In a parallel action, the U.S. Attorney’s Office for the Southern District of Florida has announced criminal charges.

Sizer and Mesa have agreed to partial settlements of the SEC’s charges without admitting or denying the allegations. Both agreed to be barred from future penny stock offerings, and Sizer agreed to be barred from serving as an officer or director of a public company. Financial sanctions will be decided by the court at a later date.

The SEC’s investigation is continuing.

SEC Charges Peruvian Traders With Insider Trading

The SEC charged two lawyers and a brokerage firm manager in Peru with insider trading prior to the merger of two mining companies.

According to the agency, Nino Coppero del Valle, who worked at Canadian-based HudBay Minerals Inc., tipped his close friend and fellow attorney Julio Antonio Castro Roca with material nonpublic information about a tender offer his company submitted to acquire the shares of Arizona-based Augusta Resource Corp.

Castro then traded on the information through a brokerage account held by a shell company he set up in the British Virgin Islands in an attempt to avoid having the trades traced back to him and Coppero. He and Coppero made more than $112,000 in illicit profits from these trades.

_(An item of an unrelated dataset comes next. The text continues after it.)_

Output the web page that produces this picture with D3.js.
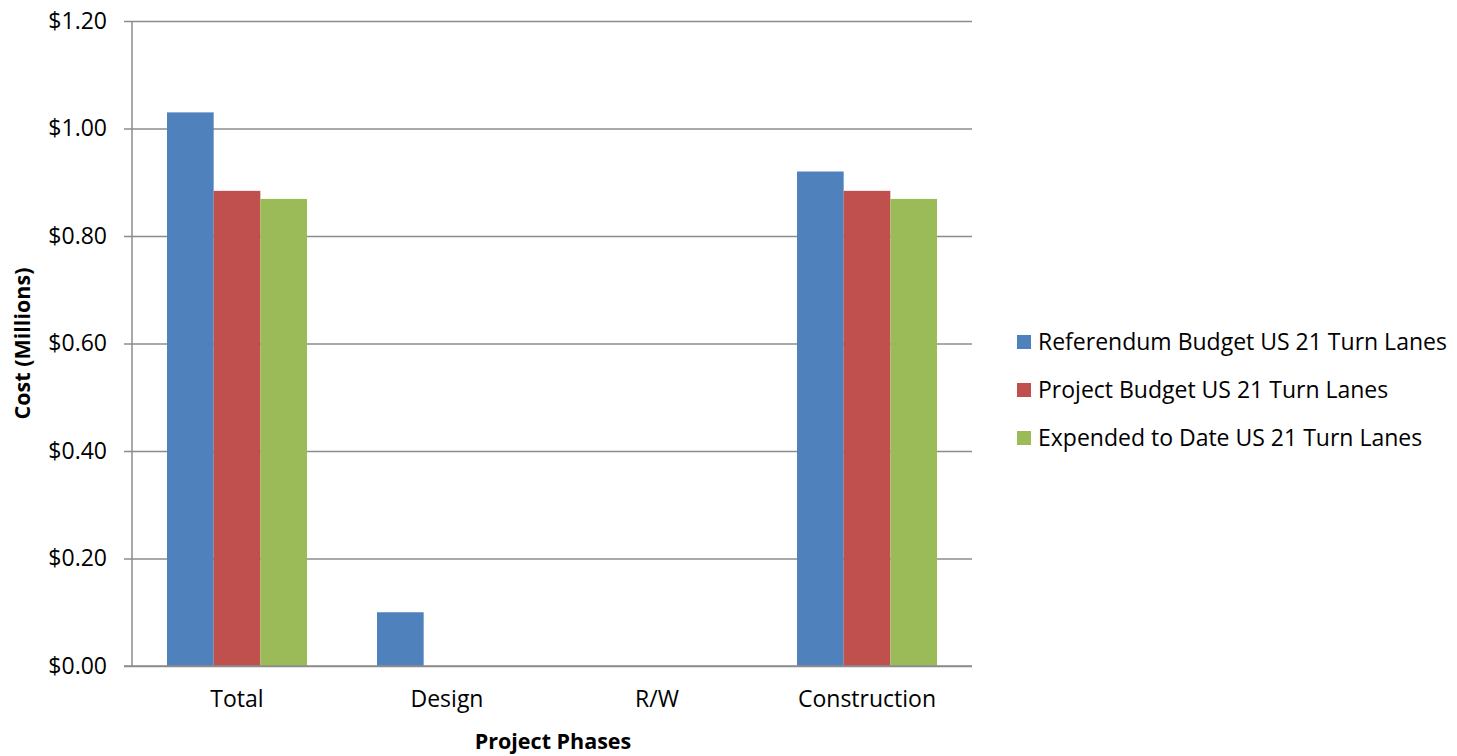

Coppero also tipped an acquaintance, Ricardo Carrion, when seeking his advice about making illegal trades untraceable. The SEC said that Carrion exploited the inside information and caused his brokerage firm to purchase Augusta Resource shares ahead of the tender offer announcement, making $73,000 in alleged profits.

The SEC seeks disgorgement of ill-gotten gains plus interest and penalties, among other things. Its investigation is continuing.